Starting at the top of the listing, extract every line up to and including the one with "const fmt = (v: number)". Pictures stay out of the copy.
>> START Data shown
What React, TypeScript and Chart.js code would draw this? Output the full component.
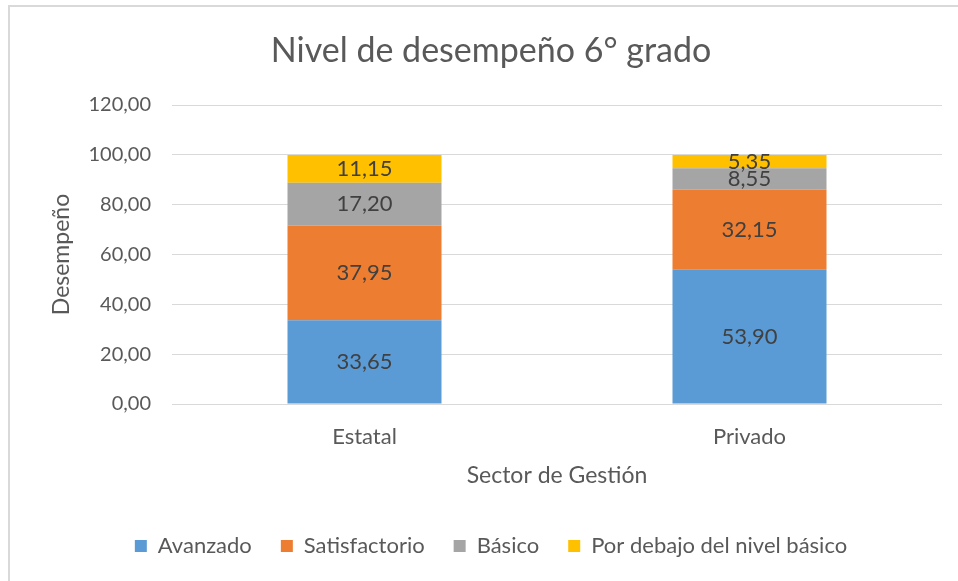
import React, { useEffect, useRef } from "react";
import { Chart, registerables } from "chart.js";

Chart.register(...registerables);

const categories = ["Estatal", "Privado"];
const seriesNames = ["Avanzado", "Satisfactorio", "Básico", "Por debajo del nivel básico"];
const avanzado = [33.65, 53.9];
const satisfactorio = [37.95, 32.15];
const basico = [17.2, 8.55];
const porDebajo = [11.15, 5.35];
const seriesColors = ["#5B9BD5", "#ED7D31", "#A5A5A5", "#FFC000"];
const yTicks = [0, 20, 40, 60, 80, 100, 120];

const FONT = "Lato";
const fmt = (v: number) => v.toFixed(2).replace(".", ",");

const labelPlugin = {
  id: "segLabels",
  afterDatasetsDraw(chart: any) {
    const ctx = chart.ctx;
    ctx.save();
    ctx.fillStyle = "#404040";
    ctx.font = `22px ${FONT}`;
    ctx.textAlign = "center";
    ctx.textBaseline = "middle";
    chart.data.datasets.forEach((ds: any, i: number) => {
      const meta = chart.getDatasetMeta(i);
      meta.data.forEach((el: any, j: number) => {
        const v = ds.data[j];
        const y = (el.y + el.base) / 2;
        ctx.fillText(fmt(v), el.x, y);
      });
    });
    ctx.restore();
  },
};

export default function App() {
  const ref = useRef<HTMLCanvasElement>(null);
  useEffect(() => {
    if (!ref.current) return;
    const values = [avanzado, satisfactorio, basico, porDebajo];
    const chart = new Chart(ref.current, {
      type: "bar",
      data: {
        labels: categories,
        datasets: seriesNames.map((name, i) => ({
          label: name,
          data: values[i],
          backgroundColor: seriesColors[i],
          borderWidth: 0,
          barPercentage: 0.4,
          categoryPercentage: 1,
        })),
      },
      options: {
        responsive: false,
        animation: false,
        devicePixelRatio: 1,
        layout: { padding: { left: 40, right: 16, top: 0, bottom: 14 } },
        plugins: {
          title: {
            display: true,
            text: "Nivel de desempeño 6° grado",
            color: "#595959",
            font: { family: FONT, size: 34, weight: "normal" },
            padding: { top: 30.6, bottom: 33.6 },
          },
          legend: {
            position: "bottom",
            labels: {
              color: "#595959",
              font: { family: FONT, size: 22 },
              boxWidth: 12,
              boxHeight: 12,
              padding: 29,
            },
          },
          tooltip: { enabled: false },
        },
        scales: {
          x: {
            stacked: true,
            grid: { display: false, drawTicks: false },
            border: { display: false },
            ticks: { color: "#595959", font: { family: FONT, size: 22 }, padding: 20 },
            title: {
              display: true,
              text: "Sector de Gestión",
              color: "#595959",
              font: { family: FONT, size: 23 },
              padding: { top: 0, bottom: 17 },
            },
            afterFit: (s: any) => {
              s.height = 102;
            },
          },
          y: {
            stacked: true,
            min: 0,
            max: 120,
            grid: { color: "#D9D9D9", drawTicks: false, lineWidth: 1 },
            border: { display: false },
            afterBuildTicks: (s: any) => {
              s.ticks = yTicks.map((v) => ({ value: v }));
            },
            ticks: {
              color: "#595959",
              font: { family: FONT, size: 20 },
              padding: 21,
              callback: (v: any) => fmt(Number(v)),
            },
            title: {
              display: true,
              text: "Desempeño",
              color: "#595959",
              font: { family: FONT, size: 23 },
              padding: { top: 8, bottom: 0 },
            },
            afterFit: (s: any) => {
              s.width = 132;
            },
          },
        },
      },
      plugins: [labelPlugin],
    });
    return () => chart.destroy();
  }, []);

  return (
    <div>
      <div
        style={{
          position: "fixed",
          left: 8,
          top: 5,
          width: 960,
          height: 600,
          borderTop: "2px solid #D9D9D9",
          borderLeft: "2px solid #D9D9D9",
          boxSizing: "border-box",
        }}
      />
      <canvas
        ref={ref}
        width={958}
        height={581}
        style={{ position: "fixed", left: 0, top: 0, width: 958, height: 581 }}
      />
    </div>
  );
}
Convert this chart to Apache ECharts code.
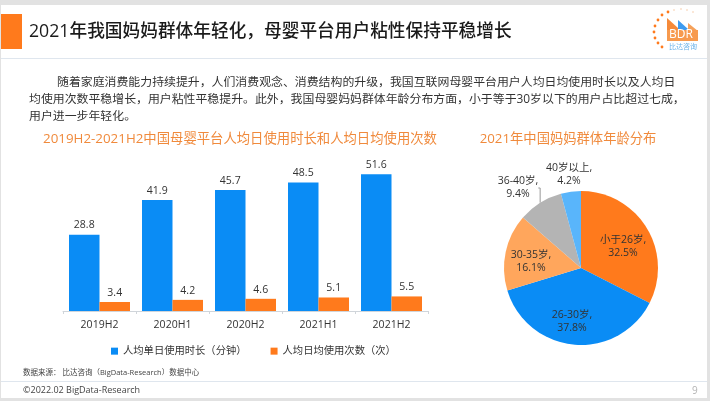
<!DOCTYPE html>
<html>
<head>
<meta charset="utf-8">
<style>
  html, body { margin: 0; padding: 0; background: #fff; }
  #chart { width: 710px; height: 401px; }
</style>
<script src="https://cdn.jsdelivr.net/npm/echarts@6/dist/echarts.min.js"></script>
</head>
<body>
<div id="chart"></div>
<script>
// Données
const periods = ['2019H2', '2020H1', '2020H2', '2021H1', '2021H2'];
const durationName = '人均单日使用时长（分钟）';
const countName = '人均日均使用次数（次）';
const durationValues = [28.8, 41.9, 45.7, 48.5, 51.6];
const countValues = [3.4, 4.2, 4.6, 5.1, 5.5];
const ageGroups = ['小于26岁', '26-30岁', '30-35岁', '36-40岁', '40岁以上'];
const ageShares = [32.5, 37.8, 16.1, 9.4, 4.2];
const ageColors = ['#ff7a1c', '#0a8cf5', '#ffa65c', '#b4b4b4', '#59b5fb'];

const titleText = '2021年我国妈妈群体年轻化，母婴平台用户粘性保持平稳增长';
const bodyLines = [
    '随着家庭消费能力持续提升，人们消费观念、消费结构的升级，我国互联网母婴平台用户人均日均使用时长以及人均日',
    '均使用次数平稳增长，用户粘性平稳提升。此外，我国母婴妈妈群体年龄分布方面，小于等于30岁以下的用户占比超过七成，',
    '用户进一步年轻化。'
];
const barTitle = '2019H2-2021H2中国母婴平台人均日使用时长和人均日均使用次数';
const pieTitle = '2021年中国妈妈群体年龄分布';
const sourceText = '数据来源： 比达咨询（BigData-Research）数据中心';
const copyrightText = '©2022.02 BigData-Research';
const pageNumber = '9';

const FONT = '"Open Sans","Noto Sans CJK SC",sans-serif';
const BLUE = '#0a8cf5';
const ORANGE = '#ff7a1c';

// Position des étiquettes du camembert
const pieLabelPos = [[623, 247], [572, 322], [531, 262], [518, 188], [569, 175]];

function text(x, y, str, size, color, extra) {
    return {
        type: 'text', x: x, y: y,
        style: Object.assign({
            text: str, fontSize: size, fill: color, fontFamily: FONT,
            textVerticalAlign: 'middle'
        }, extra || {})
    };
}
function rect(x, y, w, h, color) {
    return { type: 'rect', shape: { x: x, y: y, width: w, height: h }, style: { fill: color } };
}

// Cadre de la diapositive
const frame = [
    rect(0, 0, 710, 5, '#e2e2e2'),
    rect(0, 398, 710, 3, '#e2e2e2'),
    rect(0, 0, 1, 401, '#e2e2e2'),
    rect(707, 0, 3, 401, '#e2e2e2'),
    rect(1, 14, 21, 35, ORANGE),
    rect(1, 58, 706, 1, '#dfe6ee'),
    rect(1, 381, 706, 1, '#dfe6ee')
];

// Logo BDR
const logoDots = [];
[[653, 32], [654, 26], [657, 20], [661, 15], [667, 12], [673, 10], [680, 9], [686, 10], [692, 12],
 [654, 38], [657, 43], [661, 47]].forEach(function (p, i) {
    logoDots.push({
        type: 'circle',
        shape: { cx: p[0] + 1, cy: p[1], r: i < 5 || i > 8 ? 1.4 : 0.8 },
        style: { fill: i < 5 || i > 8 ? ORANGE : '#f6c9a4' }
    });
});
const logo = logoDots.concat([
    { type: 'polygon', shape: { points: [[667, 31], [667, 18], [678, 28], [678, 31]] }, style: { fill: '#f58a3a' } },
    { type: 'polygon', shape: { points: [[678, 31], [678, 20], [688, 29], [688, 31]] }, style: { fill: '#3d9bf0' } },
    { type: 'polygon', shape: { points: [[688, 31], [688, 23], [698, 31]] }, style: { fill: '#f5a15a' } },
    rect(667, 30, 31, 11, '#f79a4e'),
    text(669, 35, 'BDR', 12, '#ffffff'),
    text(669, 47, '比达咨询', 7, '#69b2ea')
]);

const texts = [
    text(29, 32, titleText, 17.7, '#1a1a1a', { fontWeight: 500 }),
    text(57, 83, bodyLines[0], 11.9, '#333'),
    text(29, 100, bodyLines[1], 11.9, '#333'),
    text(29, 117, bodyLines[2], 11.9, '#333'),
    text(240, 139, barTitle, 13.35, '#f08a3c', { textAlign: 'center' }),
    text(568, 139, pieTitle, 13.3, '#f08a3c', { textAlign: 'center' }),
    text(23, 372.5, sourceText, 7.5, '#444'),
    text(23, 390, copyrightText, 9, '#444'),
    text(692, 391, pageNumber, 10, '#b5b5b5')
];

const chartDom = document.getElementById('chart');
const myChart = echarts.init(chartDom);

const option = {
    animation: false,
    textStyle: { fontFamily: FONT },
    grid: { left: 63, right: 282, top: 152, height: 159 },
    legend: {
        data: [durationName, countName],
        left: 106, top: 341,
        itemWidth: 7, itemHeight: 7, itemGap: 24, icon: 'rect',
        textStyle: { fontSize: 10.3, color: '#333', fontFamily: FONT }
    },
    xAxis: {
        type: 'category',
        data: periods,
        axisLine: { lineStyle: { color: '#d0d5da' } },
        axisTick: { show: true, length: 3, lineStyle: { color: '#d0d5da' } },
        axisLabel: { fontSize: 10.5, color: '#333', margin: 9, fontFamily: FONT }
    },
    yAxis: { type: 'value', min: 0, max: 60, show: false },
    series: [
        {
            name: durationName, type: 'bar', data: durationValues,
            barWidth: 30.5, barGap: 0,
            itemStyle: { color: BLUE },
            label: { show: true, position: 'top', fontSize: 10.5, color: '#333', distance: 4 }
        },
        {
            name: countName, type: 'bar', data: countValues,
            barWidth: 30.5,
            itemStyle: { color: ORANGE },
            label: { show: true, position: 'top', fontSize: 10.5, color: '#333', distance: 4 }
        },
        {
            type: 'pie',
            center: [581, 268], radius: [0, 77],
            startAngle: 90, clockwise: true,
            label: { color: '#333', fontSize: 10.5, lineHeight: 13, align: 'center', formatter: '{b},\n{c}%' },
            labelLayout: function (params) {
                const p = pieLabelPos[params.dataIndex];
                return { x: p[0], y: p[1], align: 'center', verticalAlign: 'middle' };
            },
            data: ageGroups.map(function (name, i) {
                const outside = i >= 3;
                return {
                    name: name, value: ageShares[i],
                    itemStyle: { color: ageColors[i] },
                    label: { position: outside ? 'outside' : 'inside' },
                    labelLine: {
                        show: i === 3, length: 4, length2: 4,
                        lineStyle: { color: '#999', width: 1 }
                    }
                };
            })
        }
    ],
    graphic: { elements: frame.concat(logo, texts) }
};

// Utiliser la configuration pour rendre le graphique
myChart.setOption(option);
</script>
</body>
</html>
>> END Data shown
**Task response**
What React, TypeScript and Chart.js code would draw this? Output the full component.
import React, { useEffect, useRef } from "react";
import { Chart, registerables } from "chart.js";

Chart.register(...registerables);

const categories = ["Estatal", "Privado"];
const seriesNames = ["Avanzado", "Satisfactorio", "Básico", "Por debajo del nivel básico"];
const avanzado = [33.65, 53.9];
const satisfactorio = [37.95, 32.15];
const basico = [17.2, 8.55];
const porDebajo = [11.15, 5.35];
const seriesColors = ["#5B9BD5", "#ED7D31", "#A5A5A5", "#FFC000"];
const yTicks = [0, 20, 40, 60, 80, 100, 120];

const FONT = "Lato";
const fmt = (v: number) => v.toFixed(2).replace(".", ",");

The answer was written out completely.